To do => Please transcribe the data below exactly. Leave the pictures out.

━━━━━━━━━━━━━━━━━━━━

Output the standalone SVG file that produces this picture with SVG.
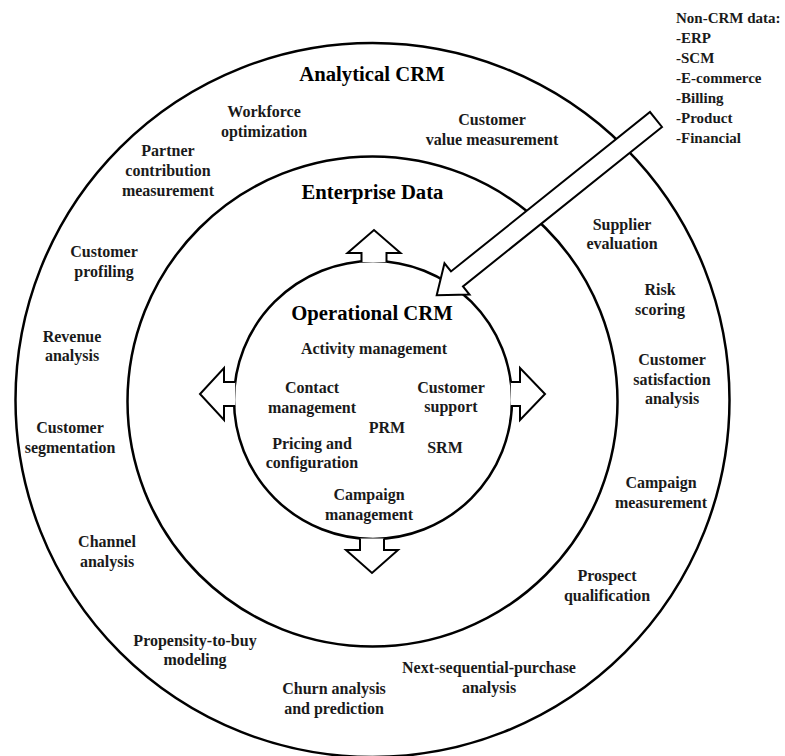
<svg xmlns="http://www.w3.org/2000/svg" width="785" height="756" viewBox="0 0 785 756">
  <style>
    .ring { fill: none; stroke: #000; stroke-width: 2.5; }
    .blk { fill: #fff; stroke: #000; stroke-width: 2; stroke-linejoin: miter; }
    text { font-family: "Liberation Serif", "Times New Roman", serif; font-weight: bold; fill: #1a1a1a; }
    .lbl { font-size: 16px; text-anchor: middle; }
    .head { font-size: 20.7px; text-anchor: middle; fill: #000; }
    .lst { font-size: 15px; text-anchor: start; }
  </style>
  <rect width="785" height="756" fill="#fff"/>

  <!-- Analytical CRM ring -->
  <g id="analytical-crm">
    <circle class="ring" cx="372.5" cy="400" r="357"/>
    <text class="head" x="372" y="81">Analytical CRM</text>
    <text class="lbl" x="264" y="117">Workforce</text>
    <text class="lbl" x="264" y="137">optimization</text>
    <text class="lbl" x="168" y="156">Partner</text>
    <text class="lbl" x="168" y="176">contribution</text>
    <text class="lbl" x="168" y="196">measurement</text>
    <text class="lbl" x="492" y="125">Customer</text>
    <text class="lbl" x="492" y="145">value measurement</text>
    <text class="lbl" x="104" y="257">Customer</text>
    <text class="lbl" x="104" y="277">profiling</text>
    <text class="lbl" x="622" y="230">Supplier</text>
    <text class="lbl" x="622" y="249">evaluation</text>
    <text class="lbl" x="660" y="295">Risk</text>
    <text class="lbl" x="660" y="315">scoring</text>
    <text class="lbl" x="72" y="342">Revenue</text>
    <text class="lbl" x="72" y="361">analysis</text>
    <text class="lbl" x="672" y="365">Customer</text>
    <text class="lbl" x="672" y="385">satisfaction</text>
    <text class="lbl" x="672" y="404">analysis</text>
    <text class="lbl" x="70" y="433">Customer</text>
    <text class="lbl" x="70" y="453">segmentation</text>
    <text class="lbl" x="661" y="488">Campaign</text>
    <text class="lbl" x="661" y="508">measurement</text>
    <text class="lbl" x="107" y="547">Channel</text>
    <text class="lbl" x="107" y="567">analysis</text>
    <text class="lbl" x="607" y="581">Prospect</text>
    <text class="lbl" x="607" y="601">qualification</text>
    <text class="lbl" x="195" y="646">Propensity-to-buy</text>
    <text class="lbl" x="195" y="665">modeling</text>
    <text class="lbl" x="489" y="673">Next-sequential-purchase</text>
    <text class="lbl" x="489" y="693">analysis</text>
    <text class="lbl" x="334" y="694">Churn analysis</text>
    <text class="lbl" x="334" y="714">and prediction</text>
  </g>

  <!-- Enterprise Data ring -->
  <g id="enterprise-data">
    <circle class="ring" cx="372.5" cy="401.5" r="245"/>
    <text class="head" x="372.5" y="199">Enterprise Data</text>
  </g>

  <!-- Operational CRM core -->
  <g id="operational-crm">
    <circle class="ring" cx="373" cy="400" r="139"/>
    <text class="head" x="372" y="320">Operational CRM</text>
    <text class="lbl" x="374" y="354">Activity management</text>
    <text class="lbl" x="312" y="393">Contact</text>
    <text class="lbl" x="312" y="413">management</text>
    <text class="lbl" x="451" y="393">Customer</text>
    <text class="lbl" x="451" y="412">support</text>
    <text class="lbl" x="387" y="433">PRM</text>
    <text class="lbl" x="312" y="449">Pricing and</text>
    <text class="lbl" x="312" y="468">configuration</text>
    <text class="lbl" x="445" y="453">SRM</text>
    <text class="lbl" x="369" y="500">Campaign</text>
    <text class="lbl" x="369" y="520">management</text>
  </g>

  <!-- Non-CRM data sources -->
  <g id="non-crm-data">
    <text class="lst" x="676" y="23">Non-CRM data:</text>
    <text class="lst" x="676" y="43">-ERP</text>
    <text class="lst" x="676" y="63">-SCM</text>
    <text class="lst" x="676" y="83">-E-commerce</text>
    <text class="lst" x="676" y="103">-Billing</text>
    <text class="lst" x="676" y="123">-Product</text>
    <text class="lst" x="676" y="143">-Financial</text>
  </g>

  <!-- Block arrows -->
  <g id="connectors">
    <path class="blk" d="M361.5,262 V253 H347.5 L374,230 L400.5,253 H386.5 V262"/>
    <path class="blk" d="M360,538.4 V550 H346 L372,573 L398,550 H384 V538.4"/>
    <path class="blk" d="M235.2,382 H224 V368 L200,394 L224,420 V406 H235.2"/>
    <path class="blk" d="M510.8,382 H520 V368 L545,394 L520,420 V406 H510.8"/>
    <path class="blk" transform="translate(656,119.5) rotate(141.3)" d="M0,-9.6 H255 V-20 L281,0 L255,20 V9.6 H0 Z"/>
  </g>
</svg>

━━━━━━━━━━━━━━━━━━━━

Output =>
Output the standalone SVG file that produces this picture with SVG.
<svg xmlns="http://www.w3.org/2000/svg" width="785" height="756" viewBox="0 0 785 756">
  <style>
    .ring { fill: none; stroke: #000; stroke-width: 2.5; }
    .blk { fill: #fff; stroke: #000; stroke-width: 2; stroke-linejoin: miter; }
    text { font-family: "Liberation Serif", "Times New Roman", serif; font-weight: bold; fill: #1a1a1a; }
    .lbl { font-size: 16px; text-anchor: middle; }
    .head { font-size: 20.7px; text-anchor: middle; fill: #000; }
    .lst { font-size: 15px; text-anchor: start; }
  </style>
  <rect width="785" height="756" fill="#fff"/>

  <!-- Analytical CRM ring -->
  <g id="analytical-crm">
    <circle class="ring" cx="372.5" cy="400" r="357"/>
    <text class="head" x="372" y="81">Analytical CRM</text>
    <text class="lbl" x="264" y="117">Workforce</text>
    <text class="lbl" x="264" y="137">optimization</text>
    <text class="lbl" x="168" y="156">Partner</text>
    <text class="lbl" x="168" y="176">contribution</text>
    <text class="lbl" x="168" y="196">measurement</text>
    <text class="lbl" x="492" y="125">Customer</text>
    <text class="lbl" x="492" y="145">value measurement</text>
    <text class="lbl" x="104" y="257">Customer</text>
    <text class="lbl" x="104" y="277">profiling</text>
    <text class="lbl" x="622" y="230">Supplier</text>
    <text class="lbl" x="622" y="249">evaluation</text>
    <text class="lbl" x="660" y="295">Risk</text>
    <text class="lbl" x="660" y="315">scoring</text>
    <text class="lbl" x="72" y="342">Revenue</text>
    <text class="lbl" x="72" y="361">analysis</text>
    <text class="lbl" x="672" y="365">Customer</text>
    <text class="lbl" x="672" y="385">satisfaction</text>
    <text class="lbl" x="672" y="404">analysis</text>
    <text class="lbl" x="70" y="433">Customer</text>
    <text class="lbl" x="70" y="453">segmentation</text>
    <text class="lbl" x="661" y="488">Campaign</text>
    <text class="lbl" x="661" y="508">measurement</text>
    <text class="lbl" x="107" y="547">Channel</text>
    <text class="lbl" x="107" y="567">analysis</text>
    <text class="lbl" x="607" y="581">Prospect</text>
    <text class="lbl" x="607" y="601">qualification</text>
    <text class="lbl" x="195" y="646">Propensity-to-buy</text>
    <text class="lbl" x="195" y="665">modeling</text>
    <text class="lbl" x="489" y="673">Next-sequential-purchase</text>
    <text class="lbl" x="489" y="693">analysis</text>
    <text class="lbl" x="334" y="694">Churn analysis</text>
    <text class="lbl" x="334" y="714">and prediction</text>
  </g>

  <!-- Enterprise Data ring -->
  <g id="enterprise-data">
    <circle class="ring" cx="372.5" cy="401.5" r="245"/>
    <text class="head" x="372.5" y="199">Enterprise Data</text>
  </g>

  <!-- Operational CRM core -->
  <g id="operational-crm">
    <circle class="ring" cx="373" cy="400" r="139"/>
    <text class="head" x="372" y="320">Operational CRM</text>
    <text class="lbl" x="374" y="354">Activity management</text>
    <text class="lbl" x="312" y="393">Contact</text>
    <text class="lbl" x="312" y="413">management</text>
    <text class="lbl" x="451" y="393">Customer</text>
    <text class="lbl" x="451" y="412">support</text>
    <text class="lbl" x="387" y="433">PRM</text>
    <text class="lbl" x="312" y="449">Pricing and</text>
    <text class="lbl" x="312" y="468">configuration</text>
    <text class="lbl" x="445" y="453">SRM</text>
    <text class="lbl" x="369" y="500">Campaign</text>
    <text class="lbl" x="369" y="520">management</text>
  </g>

  <!-- Non-CRM data sources -->
  <g id="non-crm-data">
    <text class="lst" x="676" y="23">Non-CRM data:</text>
    <text class="lst" x="676" y="43">-ERP</text>
    <text class="lst" x="676" y="63">-SCM</text>
    <text class="lst" x="676" y="83">-E-commerce</text>
    <text class="lst" x="676" y="103">-Billing</text>
    <text class="lst" x="676" y="123">-Product</text>
    <text class="lst" x="676" y="143">-Financial</text>
  </g>

  <!-- Block arrows -->
  <g id="connectors">
    <path class="blk" d="M361.5,262 V253 H347.5 L374,230 L400.5,253 H386.5 V262"/>
    <path class="blk" d="M360,538.4 V550 H346 L372,573 L398,550 H384 V538.4"/>
    <path class="blk" d="M235.2,382 H224 V368 L200,394 L224,420 V406 H235.2"/>
    <path class="blk" d="M510.8,382 H520 V368 L545,394 L520,420 V406 H510.8"/>
    <path class="blk" transform="translate(656,119.5) rotate(141.3)" d="M0,-9.6 H255 V-20 L281,0 L255,20 V9.6 H0 Z"/>
  </g>
</svg>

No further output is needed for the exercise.